This story first appeared in the July-August 2015 issue of Soybean Business, the magazine of the Minnesota Soybean Growers Association. Click here to read more articles from Soybean Business
In a year where buffers and water quality have become the big debate in Minnesota, some farmers are feeling left out in the lurch. For operations such as Sullivan Family Farms, where buffers and other conservation practices were left on standby due to a lack of funds in needed conservation programs, the wait is frustrating.
“This project we’ve put in three times but they haven’t funded it yet,” says Joe Sullivan of a field he and his brother were working in May.
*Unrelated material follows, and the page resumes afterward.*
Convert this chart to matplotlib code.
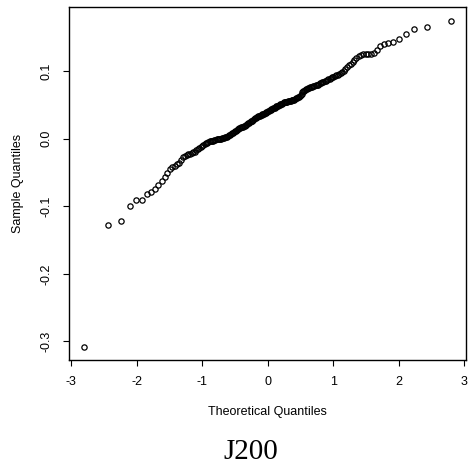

The Sullivans, who farm near Franklin, Minn., have a total of 14 acres they’ve been trying to add to the USDA’s Conservation Reserve Enhancement Program (CREP).
CREP is an offshoot of the Conservation Reserve Program (CRP) and targets high-priority conservation issues identified by government and non-government organizations. If farm land qualifies for CREP, it is removed from production in exchange for annual rental payments.
Mike Sullivan, the patriarch of Sullivan Family Farms, says they originally tried to get the field they were planting in May into the Re-invest in Minnesota (RIM) program.
“This is a perfect example of where I was going to terrace this field, but no funding was available,” he says as he points to the ditch where his sons are working to plant 50-foot buffers. A gully in the field above the ditch has contributed to some erosion concerns, he says.
Planting isn’t cheap, either. The seed costs $150 per acre, plus fuel and labor costs, which goes beyond the tilling and prepping of the field. Mike Sullivan says he and his sons figured out the data on the land they would be converting to buffers, and they found in all the areas in need of a buffer or some other conservation practice, the yield was already pretty low.
“In order for us to take on a project like this, it has to pay to do it,” Mike Sullivan says. “I think farmers know it is the right thing to do, but you can’t take a person’s land out of production without paying them.”
The Sullivans are able to convert the 14 acres this year under Continuous CRP. The plan is to have 50-foot buffers along three fields with waterways that feed into the Minnesota River. The Sullivans worked closely with their local soil and water conservation district, and after failing to qualify for RIM or CREP, were guided to Continuous CRP.
“Had these projects gotten approved, they would have been done last year,” Sullivan says. “I really would have liked to have both in CREP, but that isn’t the case.”
Minnesota Soybean Growers Association Director Brad Hovel, who is vice chair of the Environmental Stewardship team at Minnesota Soybean, says it is important for funding to be put into programs that benefit farmers and conservation efforts.
“Soil and Water Conservation Districts are local guys who know the area,” Hovel says. “They are local experts when it comes to water conservation and they are trained on sound, environmental practices.”
Joe Smentek, Director of Public Affairs at Minnesota Soybean, agrees.
“MSGA works on behalf of Minnesota soybean farmers to ensure there are programs and funding available to do conservation practices on their farms,” he says. “Those efforts don’t come cheap, either. Because of our dedicated MSGA members and the dues they pay to belong to MSGA, we are able to better take up these discussions with legislators.”
Hovel said the next step is making sure the SWCDs are better equipped to help farmers.
“SWCD is solely funded by the county,” he says. “We need to secure even better funding for SWCDs so they can do meaningful work that will have an impact on water quality.”